»Die Gesellschaft ist bereit« – Cannabis Social Club hofft auf Startschuss Politik | 18.11.2023 | Till Neumann
Die Bundesregierung will den Cannabis-Konsum legalisieren. Sogenannte Social Clubs sollen das Gras anbauen und an Mitglieder vertreiben. In Freiburg hat ein Trio den ersten Verein ins Leben gerufen. Sie sind überrascht, wer bei ihnen einsteigt.
Wer in Deutschland zukünftig legal kiffen möchte, muss voraussichtlich Mitglied eines Social Clubs werden. Kein Wunder, dass die Vereine daher bundesweit aus dem Boden sprießen. In Freiburg haben drei Männer den „cscfreiburg“ gegründet: Ralph Hempel (38), Aki Bohnert (31) und Matthias Guion (44) sind seit kurzem im Vorstand des ersten eingetragenen Social Clubs der Stadt.

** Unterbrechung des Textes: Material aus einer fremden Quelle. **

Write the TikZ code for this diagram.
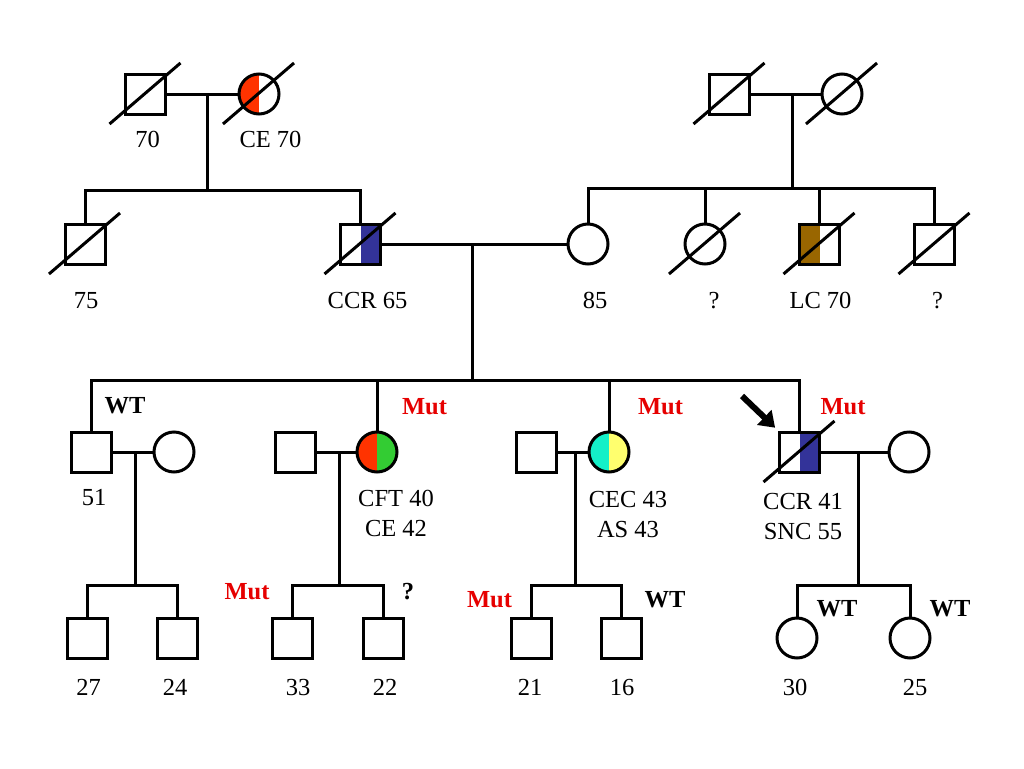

Ihnen geht es um Gerechtigkeit: „Es gibt einfach genug Leute, die fest im Leben stehen, die ihren Arbeitsalltag rocken, und die wollen am Ende des Tages einfach ihre Tüte rauchen“, sagt Hempel. Und zwar „ohne sich vielleicht in den Stühlinger Park oder an den Bahnhof zu begeben, um sich mit irgendwelchen kuriosen Leuten zu treffen“. Da wisse keiner, was er überhaupt bekomme. „Kriege ich da überhaupt irgendwas? Oder kriege ich Rindenmulch eingeschweißt in Plastikfolie?“, sagt Hempel.
Alle drei haben Kinder und kennen Menschen, die für ihre Gesundheit auf Cannabis angewiesen sind: „Es ist normal, wenn man ein Feierabendbier trinkt, einen guten Wein oder guten Whiskey und noch eine Zigarre raucht“, sagt Guion. „Und wenn dieselbe Person hier Gras raucht, wird sie verteufelt.“ Das findet der gelernte Unternehmensberater ungerecht.
»75 Prozent sind über 50«
Mit dem Club wollen sie geregelten Konsum ermöglichen und dabei auf Qualität und Prävention setzen. 135 Mitglieder haben sie in den vergangenen rund fünf Wochen gewonnen. Durch Mund-zu-Mund-Propaganda und Pressearbeit. Der Altersdurchschnitt ist hoch: „Von den Mitgliedern sind 70 bis 75 Prozent über 50“, berichtet Bohnert. Das habe sie überrascht.
100 Euro kostet die Mitgliedschaft derzeit als Einmalbetrag. „Wir schauen uns die Mitglieder an, da wir bestimmte Kriterien voraussetzen“, erklärt Guion. Volljährig müssten sie sein und fest im Leben stehen. Ablehnen mussten sie bisher noch keinen. Für die Prävention haben sie einen Experten im Team und stehen im Austausch mit Partnern aus dem Gesundheitsmanagement und der Drogenberatung, berichtet das CSC-Team.
Maximal 500 Mitglieder dürfen Social Clubs in Deutschland haben. Die Anbauvereinigungen kultivieren selbst das Marihuana für ihre Vereinsmitglieder. Laut Gesetzesvorhaben dürfen sie an Personen „maximal 25 Gramm pro Tag oder 50 Gramm pro Monat“ ausgeben. Bei Menschen von 18 bis 21 Jahren sind es höchstens 30 Gramm pro Monat. Der THC-Gehalt ist für Jüngere auf zehn Prozent begrenzt.
Wo und wie viel Gras die Freiburger anbauen, ist noch offen. Laut eigener Kalkulation könnten dafür mehr als 500.000 Euro investiert werden. Gewinn machen dürfen sie mit der Ernte nicht. Auf rund 1000 Euro pro Quadratmeter Anbaufläche schätzen sie die Kosten. Ein Dorn im Auge ist ihnen, dass Stand jetzt der gemeinsame Konsum verboten ist. Auch in Sachen Prävention finden sie das fahrlässig. Da vieles noch unklar ist, wollen sie mit der konkreten Planung abwarten.
„Die Gesellschaft ist längst bereit für eine Legalisierung“, betont Hempel. Jetzt liege es nur noch am Gesetzgeber, das in die Wege zu leiten. Ihre Einschätzung: Im ersten Quartal 2024 könnte es losgehen.